**Exercise instructions:** Write out exactly the lines of the entries below from the one holding "Recreate this image" to the one holding "import plotly.graph_objects as go", inclusive, and leave out all other lines.

----

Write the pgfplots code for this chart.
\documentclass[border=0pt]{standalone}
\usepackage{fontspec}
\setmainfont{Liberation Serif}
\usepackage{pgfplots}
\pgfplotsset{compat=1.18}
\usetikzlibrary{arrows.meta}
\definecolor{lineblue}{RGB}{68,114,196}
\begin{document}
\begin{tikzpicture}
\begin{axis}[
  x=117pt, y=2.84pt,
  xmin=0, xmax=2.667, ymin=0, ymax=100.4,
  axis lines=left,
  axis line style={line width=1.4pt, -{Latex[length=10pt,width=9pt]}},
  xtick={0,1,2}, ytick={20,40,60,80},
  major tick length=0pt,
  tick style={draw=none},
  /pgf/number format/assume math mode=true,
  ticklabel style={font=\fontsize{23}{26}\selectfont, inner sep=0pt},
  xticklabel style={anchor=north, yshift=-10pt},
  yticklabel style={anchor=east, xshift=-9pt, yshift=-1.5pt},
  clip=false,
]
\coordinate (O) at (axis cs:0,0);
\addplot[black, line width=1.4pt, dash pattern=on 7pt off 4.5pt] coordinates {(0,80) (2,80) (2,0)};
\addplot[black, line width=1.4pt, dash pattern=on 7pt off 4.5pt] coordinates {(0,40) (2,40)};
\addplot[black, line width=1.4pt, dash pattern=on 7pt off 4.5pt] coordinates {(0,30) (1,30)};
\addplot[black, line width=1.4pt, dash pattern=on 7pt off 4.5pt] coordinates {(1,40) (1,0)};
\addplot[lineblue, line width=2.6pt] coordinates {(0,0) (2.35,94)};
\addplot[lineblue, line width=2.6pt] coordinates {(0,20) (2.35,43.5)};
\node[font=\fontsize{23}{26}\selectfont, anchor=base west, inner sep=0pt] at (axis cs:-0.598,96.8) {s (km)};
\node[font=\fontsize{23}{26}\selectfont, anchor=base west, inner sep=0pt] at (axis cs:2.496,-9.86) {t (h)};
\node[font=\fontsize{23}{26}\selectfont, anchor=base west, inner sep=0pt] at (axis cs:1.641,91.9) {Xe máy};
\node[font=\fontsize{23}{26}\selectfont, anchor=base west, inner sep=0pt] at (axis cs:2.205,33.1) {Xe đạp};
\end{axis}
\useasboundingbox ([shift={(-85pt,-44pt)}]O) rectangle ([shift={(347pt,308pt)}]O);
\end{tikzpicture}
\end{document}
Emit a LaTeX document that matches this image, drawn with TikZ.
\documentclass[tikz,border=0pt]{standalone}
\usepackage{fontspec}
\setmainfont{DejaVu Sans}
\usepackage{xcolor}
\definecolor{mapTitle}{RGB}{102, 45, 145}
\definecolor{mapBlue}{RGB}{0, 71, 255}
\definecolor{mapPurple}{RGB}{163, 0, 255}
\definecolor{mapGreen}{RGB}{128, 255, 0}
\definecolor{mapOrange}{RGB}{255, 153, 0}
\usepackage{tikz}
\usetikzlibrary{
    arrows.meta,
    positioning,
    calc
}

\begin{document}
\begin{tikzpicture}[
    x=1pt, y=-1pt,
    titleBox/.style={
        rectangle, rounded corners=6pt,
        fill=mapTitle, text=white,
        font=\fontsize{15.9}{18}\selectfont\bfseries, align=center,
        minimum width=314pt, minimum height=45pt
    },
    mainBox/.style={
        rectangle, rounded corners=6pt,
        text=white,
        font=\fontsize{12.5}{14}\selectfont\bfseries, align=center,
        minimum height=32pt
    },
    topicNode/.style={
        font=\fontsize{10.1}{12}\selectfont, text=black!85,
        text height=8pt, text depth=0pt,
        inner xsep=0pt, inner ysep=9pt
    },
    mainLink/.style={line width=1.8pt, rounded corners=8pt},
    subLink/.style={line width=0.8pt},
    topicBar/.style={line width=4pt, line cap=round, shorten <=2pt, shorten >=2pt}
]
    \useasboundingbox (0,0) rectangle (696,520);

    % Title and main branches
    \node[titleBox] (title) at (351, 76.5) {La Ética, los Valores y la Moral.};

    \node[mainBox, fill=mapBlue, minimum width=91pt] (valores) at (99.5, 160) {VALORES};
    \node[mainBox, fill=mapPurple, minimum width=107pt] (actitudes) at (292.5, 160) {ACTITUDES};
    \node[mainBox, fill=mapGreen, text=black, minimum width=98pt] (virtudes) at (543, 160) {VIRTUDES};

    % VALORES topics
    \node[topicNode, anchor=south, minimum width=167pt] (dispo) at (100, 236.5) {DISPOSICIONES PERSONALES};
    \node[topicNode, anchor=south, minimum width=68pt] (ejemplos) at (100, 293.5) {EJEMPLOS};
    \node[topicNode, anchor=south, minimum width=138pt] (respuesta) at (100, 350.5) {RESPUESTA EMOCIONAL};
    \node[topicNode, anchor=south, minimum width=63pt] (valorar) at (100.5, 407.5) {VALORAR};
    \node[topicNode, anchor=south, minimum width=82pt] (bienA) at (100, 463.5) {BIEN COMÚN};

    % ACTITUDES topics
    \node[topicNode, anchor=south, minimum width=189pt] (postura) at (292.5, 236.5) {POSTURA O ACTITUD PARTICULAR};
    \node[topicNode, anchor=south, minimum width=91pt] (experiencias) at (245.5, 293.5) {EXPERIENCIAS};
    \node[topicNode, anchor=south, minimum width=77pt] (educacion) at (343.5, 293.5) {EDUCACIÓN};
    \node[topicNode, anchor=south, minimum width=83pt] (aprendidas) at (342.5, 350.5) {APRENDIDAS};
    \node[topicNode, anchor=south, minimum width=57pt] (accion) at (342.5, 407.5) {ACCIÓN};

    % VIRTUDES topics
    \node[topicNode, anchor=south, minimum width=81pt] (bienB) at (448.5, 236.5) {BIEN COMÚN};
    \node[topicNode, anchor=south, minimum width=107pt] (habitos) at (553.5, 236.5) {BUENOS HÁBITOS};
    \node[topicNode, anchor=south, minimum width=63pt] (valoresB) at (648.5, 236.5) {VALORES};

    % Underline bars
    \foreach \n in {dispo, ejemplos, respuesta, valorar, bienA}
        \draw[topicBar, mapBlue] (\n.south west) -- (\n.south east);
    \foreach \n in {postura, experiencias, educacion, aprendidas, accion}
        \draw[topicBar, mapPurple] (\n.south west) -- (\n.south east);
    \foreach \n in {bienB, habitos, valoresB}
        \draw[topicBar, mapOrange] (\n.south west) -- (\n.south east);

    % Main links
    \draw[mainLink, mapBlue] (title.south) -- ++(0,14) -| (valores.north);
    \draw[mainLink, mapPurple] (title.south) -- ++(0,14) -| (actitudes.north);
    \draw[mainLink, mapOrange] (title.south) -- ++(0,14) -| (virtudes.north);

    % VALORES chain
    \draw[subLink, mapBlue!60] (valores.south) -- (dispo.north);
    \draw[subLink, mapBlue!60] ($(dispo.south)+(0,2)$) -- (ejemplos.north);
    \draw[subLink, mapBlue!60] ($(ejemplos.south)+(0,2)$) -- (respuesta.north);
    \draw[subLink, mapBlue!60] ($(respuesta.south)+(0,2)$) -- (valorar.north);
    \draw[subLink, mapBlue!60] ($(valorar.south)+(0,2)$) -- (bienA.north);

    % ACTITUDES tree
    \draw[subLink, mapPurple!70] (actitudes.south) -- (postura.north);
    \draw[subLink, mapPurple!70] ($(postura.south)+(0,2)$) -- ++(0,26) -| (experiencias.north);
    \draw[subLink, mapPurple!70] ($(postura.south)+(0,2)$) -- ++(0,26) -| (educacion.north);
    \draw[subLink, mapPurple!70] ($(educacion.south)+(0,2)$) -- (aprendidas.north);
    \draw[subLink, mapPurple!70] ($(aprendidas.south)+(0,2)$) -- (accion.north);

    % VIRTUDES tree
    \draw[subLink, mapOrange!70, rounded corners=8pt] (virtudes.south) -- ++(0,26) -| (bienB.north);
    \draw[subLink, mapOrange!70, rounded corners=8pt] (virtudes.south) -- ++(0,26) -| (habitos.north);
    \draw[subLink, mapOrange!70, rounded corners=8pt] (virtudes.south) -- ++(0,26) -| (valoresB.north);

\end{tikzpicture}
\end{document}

----

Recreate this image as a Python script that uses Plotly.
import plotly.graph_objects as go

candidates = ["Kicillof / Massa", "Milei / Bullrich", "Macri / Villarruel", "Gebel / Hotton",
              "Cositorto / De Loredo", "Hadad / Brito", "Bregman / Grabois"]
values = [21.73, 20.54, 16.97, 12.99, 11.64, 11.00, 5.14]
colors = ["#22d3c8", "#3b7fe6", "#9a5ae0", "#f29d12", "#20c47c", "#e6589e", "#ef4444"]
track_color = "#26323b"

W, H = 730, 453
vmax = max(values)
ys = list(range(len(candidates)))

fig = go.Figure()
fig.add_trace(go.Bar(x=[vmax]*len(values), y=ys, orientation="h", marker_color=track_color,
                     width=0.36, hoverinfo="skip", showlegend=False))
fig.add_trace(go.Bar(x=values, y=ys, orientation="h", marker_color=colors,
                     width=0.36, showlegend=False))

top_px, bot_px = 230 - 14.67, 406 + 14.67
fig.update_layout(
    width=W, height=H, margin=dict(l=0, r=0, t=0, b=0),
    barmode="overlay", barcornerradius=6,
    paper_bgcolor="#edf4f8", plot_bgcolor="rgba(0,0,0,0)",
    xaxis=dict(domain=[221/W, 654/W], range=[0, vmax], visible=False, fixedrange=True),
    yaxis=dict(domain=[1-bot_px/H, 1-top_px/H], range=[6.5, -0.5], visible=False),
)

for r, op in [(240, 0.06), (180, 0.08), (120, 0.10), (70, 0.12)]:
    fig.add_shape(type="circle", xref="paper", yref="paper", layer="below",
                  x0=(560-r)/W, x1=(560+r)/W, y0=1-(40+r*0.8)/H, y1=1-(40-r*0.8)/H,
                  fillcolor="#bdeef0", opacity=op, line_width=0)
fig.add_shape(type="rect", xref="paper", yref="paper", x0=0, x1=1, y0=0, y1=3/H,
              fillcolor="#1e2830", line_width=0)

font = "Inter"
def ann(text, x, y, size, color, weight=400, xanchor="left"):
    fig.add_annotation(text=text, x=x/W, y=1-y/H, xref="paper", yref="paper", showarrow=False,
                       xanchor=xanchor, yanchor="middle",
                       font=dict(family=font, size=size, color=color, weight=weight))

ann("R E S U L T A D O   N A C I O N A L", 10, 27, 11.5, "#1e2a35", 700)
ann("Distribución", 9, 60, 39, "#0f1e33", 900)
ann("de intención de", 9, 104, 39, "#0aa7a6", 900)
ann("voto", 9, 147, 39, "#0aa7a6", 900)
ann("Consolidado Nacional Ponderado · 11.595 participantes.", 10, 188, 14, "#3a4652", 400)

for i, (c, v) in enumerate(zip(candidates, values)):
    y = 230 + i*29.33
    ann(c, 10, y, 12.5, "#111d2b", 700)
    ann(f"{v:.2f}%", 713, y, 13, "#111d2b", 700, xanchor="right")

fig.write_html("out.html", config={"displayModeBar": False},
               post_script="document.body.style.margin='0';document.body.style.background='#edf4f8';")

----

**Complete response:**
Recreate this image as a Python script that uses Plotly.
import plotly.graph_objects as go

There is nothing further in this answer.